▶ **Available data**:

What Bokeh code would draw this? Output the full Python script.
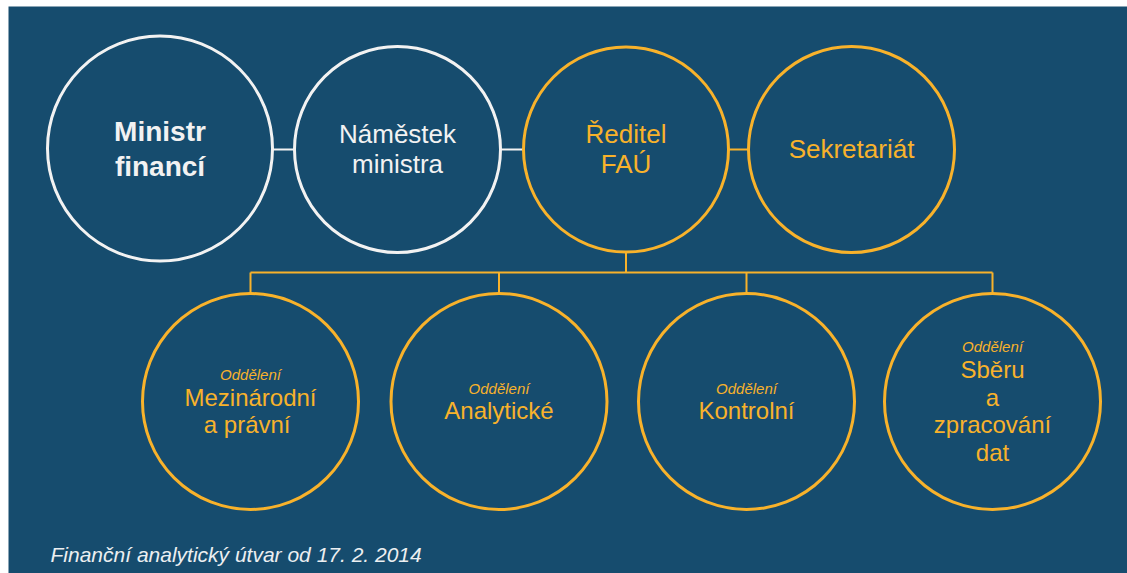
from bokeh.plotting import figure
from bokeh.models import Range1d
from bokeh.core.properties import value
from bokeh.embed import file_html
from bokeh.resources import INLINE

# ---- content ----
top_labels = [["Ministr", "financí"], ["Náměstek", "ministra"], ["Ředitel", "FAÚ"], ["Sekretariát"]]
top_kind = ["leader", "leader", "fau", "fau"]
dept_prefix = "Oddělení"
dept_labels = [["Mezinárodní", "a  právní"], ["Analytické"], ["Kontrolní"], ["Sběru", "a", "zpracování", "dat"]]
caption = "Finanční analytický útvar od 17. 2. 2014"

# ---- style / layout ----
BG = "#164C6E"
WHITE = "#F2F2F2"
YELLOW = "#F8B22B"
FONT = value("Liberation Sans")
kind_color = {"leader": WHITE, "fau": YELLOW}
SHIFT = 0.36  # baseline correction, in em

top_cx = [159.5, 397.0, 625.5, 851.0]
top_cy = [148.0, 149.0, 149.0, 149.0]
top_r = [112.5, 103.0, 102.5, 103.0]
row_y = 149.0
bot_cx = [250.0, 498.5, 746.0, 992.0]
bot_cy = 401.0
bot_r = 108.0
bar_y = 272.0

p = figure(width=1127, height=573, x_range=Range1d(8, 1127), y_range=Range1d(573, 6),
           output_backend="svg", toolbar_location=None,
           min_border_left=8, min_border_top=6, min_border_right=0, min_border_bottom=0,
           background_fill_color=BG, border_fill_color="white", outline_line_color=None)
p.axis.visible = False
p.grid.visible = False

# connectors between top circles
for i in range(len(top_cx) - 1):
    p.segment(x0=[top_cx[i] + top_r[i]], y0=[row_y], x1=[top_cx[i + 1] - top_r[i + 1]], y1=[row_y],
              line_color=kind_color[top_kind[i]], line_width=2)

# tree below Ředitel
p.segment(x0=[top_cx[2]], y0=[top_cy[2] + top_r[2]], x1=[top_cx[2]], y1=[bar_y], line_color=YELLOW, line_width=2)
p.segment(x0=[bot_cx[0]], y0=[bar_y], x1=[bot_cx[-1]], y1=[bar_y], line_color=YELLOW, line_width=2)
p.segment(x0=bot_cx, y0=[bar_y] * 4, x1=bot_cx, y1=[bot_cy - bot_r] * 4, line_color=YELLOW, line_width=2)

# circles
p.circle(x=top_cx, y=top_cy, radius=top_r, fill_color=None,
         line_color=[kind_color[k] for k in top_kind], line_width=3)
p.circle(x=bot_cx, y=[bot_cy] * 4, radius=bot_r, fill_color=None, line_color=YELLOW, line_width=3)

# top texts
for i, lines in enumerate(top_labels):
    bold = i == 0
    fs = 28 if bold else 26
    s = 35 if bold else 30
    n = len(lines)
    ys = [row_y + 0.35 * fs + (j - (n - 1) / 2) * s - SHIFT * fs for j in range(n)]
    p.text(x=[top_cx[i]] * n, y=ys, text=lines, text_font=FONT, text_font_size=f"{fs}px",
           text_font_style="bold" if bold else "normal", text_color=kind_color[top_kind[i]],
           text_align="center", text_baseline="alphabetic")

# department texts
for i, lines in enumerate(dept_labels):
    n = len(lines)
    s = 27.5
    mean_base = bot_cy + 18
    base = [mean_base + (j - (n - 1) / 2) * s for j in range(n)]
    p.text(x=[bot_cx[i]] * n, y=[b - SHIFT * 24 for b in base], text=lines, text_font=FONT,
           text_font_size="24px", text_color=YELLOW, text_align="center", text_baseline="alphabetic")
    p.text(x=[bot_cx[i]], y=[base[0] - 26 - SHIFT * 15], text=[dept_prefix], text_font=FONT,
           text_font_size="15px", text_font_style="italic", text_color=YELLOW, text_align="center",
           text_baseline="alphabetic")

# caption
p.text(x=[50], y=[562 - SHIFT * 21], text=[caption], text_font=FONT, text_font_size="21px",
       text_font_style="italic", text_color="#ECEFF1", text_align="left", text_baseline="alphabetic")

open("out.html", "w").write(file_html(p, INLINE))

▶ **What is expected**: Starting with the first line of the data above and ending with the line containing "line_color=kind_color[top_kind[i]], line_width=2)", please restate every line exactly, leaving images out.

▶ **Answer to the task**:
What Bokeh code would draw this? Output the full Python script.
from bokeh.plotting import figure
from bokeh.models import Range1d
from bokeh.core.properties import value
from bokeh.embed import file_html
from bokeh.resources import INLINE

# ---- content ----
top_labels = [["Ministr", "financí"], ["Náměstek", "ministra"], ["Ředitel", "FAÚ"], ["Sekretariát"]]
top_kind = ["leader", "leader", "fau", "fau"]
dept_prefix = "Oddělení"
dept_labels = [["Mezinárodní", "a  právní"], ["Analytické"], ["Kontrolní"], ["Sběru", "a", "zpracování", "dat"]]
caption = "Finanční analytický útvar od 17. 2. 2014"

# ---- style / layout ----
BG = "#164C6E"
WHITE = "#F2F2F2"
YELLOW = "#F8B22B"
FONT = value("Liberation Sans")
kind_color = {"leader": WHITE, "fau": YELLOW}
SHIFT = 0.36  # baseline correction, in em

top_cx = [159.5, 397.0, 625.5, 851.0]
top_cy = [148.0, 149.0, 149.0, 149.0]
top_r = [112.5, 103.0, 102.5, 103.0]
row_y = 149.0
bot_cx = [250.0, 498.5, 746.0, 992.0]
bot_cy = 401.0
bot_r = 108.0
bar_y = 272.0

p = figure(width=1127, height=573, x_range=Range1d(8, 1127), y_range=Range1d(573, 6),
           output_backend="svg", toolbar_location=None,
           min_border_left=8, min_border_top=6, min_border_right=0, min_border_bottom=0,
           background_fill_color=BG, border_fill_color="white", outline_line_color=None)
p.axis.visible = False
p.grid.visible = False

# connectors between top circles
for i in range(len(top_cx) - 1):
    p.segment(x0=[top_cx[i] + top_r[i]], y0=[row_y], x1=[top_cx[i + 1] - top_r[i + 1]], y1=[row_y],
              line_color=kind_color[top_kind[i]], line_width=2)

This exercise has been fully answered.